According to him, there was the need to bridge the huge gap between the current funding levels, adding that the government currently spent less than GH¢3,000 per year on a student in a polytechnic in the country, while in Germany, for example, the government spent the cedi equivalent of between GH¢15,000 and GH¢21,000 on every student in a university of applied sciences per year.
Dr Afeti, who had just returned from a study tour of technical universities in Germany, was delivering a paper on the topic, “Upgrading of Polytechnic to Technical Universities: Prospects and Challenges”, to mark the launch of the Students Representative (SRC) Week of the Ho Polytechnic in Ho earlier this month.
Eligibility for conversion
He said each polytechnic should be considered on its own merit against an agreed set of eligibility criteria and that a knowledgeable implementation panel might be constituted to confirm the eligibility of each polytechnic for conversion to technical university status.
Some of the eligibility requirement mentioned were institutional, teaching staff and collaboration with industry, adding that a department should be headed by at least a senior lecturer preferably with a PhD., in addition to the department having three full-time lecturers with at least research masters degrees and at least one of who must have professional or work place experience.

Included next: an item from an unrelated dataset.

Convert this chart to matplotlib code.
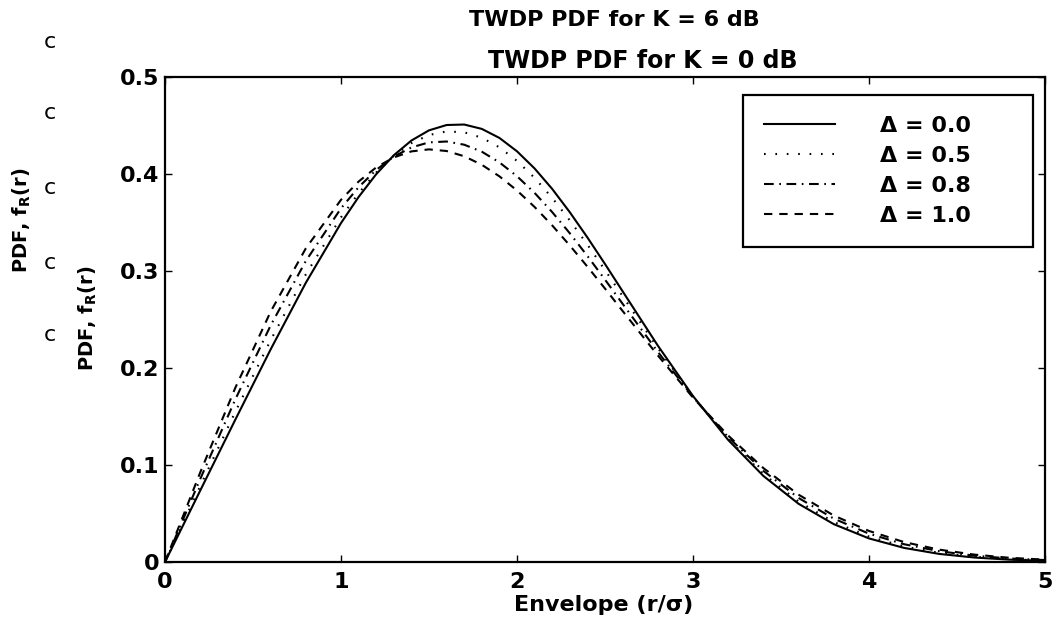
import matplotlib
matplotlib.use("Agg")
import matplotlib.pyplot as plt

# envelope r/sigma and TWDP pdf values for K = 0 dB
r = [0.0, 0.2, 0.4, 0.6, 0.8, 1.0, 1.1, 1.2, 1.3, 1.4, 1.5, 1.6, 1.7, 1.8,
     1.9, 2.0, 2.1, 2.2, 2.3, 2.4, 2.5, 2.6, 2.8, 3.0, 3.2, 3.4, 3.6, 3.8,
     4.0, 4.2, 4.4, 4.6, 4.8, 5.0]
pdf_d00 = [0, 0.0736, 0.1469, 0.2191, 0.2878, 0.3494, 0.3763, 0.3998, 0.4193,
           0.4345, 0.4450, 0.4505, 0.4510, 0.4465, 0.4372, 0.4234, 0.4057,
           0.3846, 0.3606, 0.3346, 0.3072, 0.2791, 0.2231, 0.1711, 0.1258,
           0.0887, 0.0600, 0.0390, 0.0243, 0.0145, 0.0083, 0.0046, 0.0024, 0.0012]
pdf_d05 = [0, 0.0782, 0.1550, 0.2286, 0.2965, 0.3553, 0.3802, 0.4015, 0.4188,
           0.4318, 0.4402, 0.4439, 0.4430, 0.4374, 0.4275, 0.4135, 0.3960,
           0.3754, 0.3522, 0.3272, 0.3010, 0.2741, 0.2206, 0.1707, 0.1269,
           0.0907, 0.0623, 0.0412, 0.0262, 0.0160, 0.0094, 0.0053, 0.0029, 0.0015]
pdf_d08 = [0, 0.0855, 0.1678, 0.2438, 0.3103, 0.3646, 0.3864, 0.4042, 0.4179,
           0.4274, 0.4326, 0.4335, 0.4302, 0.4230, 0.4120, 0.3977, 0.3805,
           0.3607, 0.3389, 0.3155, 0.2911, 0.2662, 0.2167, 0.1701, 0.1287,
           0.0939, 0.0660, 0.0447, 0.0292, 0.0183, 0.0111, 0.0065, 0.0036, 0.0020]
pdf_d10 = [0, 0.0923, 0.1798, 0.2580, 0.3233, 0.3734, 0.3922, 0.4068, 0.4171,
           0.4233, 0.4254, 0.4237, 0.4183, 0.4095, 0.3976, 0.3830, 0.3660,
           0.3470, 0.3263, 0.3045, 0.2819, 0.2588, 0.2130, 0.1695, 0.1303,
           0.0968, 0.0694, 0.0479, 0.0320, 0.0205, 0.0127, 0.0076, 0.0043, 0.0024]

labels = ["Δ = 0.0", "Δ = 0.5", "Δ = 0.8", "Δ = 1.0"]
xticks = [0, 1, 2, 3, 4, 5]
yticks = [0, 0.1, 0.2, 0.3, 0.4, 0.5]
ytick_labels = ["0", "0.1", "0.2", "0.3", "0.4", "0.5"]

plt.rcParams['font.family'] = ['DejaVu Sans']
plt.rcParams['font.weight'] = 'bold'
plt.rcParams['axes.labelweight'] = 'bold'
plt.rcParams['mathtext.default'] = 'regular'
plt.rcParams['lines.scale_dashes'] = False

W, H = 1053, 626
fig = plt.figure(figsize=(W / 100, H / 100), dpi=100)
ax = fig.add_axes([165 / W, 64 / H, 880 / W, 485 / H])

styles = ['-', (0, (1.2, 7)), (0, (7, 4, 1.2, 4)), (0, (6, 5))]
series = [pdf_d00, pdf_d05, pdf_d08, pdf_d10]
for y, ls, lab in zip(series, styles, labels):
    ax.plot(r, y, color='black', linestyle=ls, linewidth=1.5, label=lab)

ax.set_xlim(0, 5)
ax.set_ylim(0, 0.5)
ax.set_xticks(xticks)
ax.set_xticklabels([str(t) for t in xticks])
ax.set_yticks(yticks)
ax.set_yticklabels(ytick_labels)
ax.tick_params(direction='in', top=True, right=True, length=5, width=1,
               labelsize=16, colors='black')
ax.tick_params(axis='x', pad=7)
ax.tick_params(axis='y', pad=4)
for sp in ax.spines.values():
    sp.set_linewidth(1.6)
    sp.set_color('black')

ax.set_xlabel("Envelope (r/σ)", fontsize=16, va='center')
ax.xaxis.set_label_coords(0.499, -0.089)
ax.set_ylabel("PDF, f$_R$(r)", fontsize=14, va='center')
ax.yaxis.set_label_coords(-0.0875, 0.503)

leg = ax.legend(bbox_to_anchor=(0.657, 0, 0.329, 0.963), loc='upper left',
                mode='expand', borderaxespad=0, fontsize=16,
                handlelength=3.2, handletextpad=2.0, labelspacing=0.45,
                borderpad=0.95, fancybox=False, framealpha=1)
leg.get_frame().set_edgecolor('black')
leg.get_frame().set_linewidth(1.6)

# titles (two overlapping figures in the scan)
fig.text(614 / W, 1 - 20 / H, "TWDP PDF for K = 6 dB", ha='center', va='center',
         fontsize=16)
fig.text(643 / W, 1 - 61 / H, "TWDP PDF for K = 0 dB", ha='center', va='center',
         fontsize=17)

# remnants of the other figure on the left
fig.text(22 / W, 1 - 220 / H, "PDF, f$_R$(r)", rotation=90, ha='center',
         va='center', fontsize=14)
for yy in [42, 113, 188, 263, 335]:
    fig.text(50 / W, 1 - yy / H, "c", ha='center', va='center', fontsize=16,
             fontweight='normal')

fig.savefig("out.png", dpi=100)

Dr Afeti noted that the proposal to convert polytechnics into technical universities had political, academic, technical and financial dimensions and loaded with a lot of prospects and challenges.
Justification for conversion
He said the rationale and justification for converting the polytechnics to technical universities included repositioning the polytechnics as strategic institutions for the training of highly skilled human resource to drive economic growth; and enhancing the image of the polytechnics and the attractiveness of technical and vocational education and training.
He disclosed that converted polytechnics or future technical universities in Ghana were to be modelled along the lines of the University of Applied Sciences (UAS) in Germany or Universities of Technology in South Africa or the Technical Universities in Kenya.
Dr Afeti cautioned that the reform process should be undertaken strategically with success as the objective and that past mistakes associated with the upgrading of the polytechnics to tertiary status in 1992 should be avoided.
The Rector of the Ho polytechnic, Dr Jakpasu Victor Kofi Afun, said the polytechnic was virtually qualified for the conversion and by the end of the year, it would acquire accreditation to increase the award of B-Tech programmes from four to seven.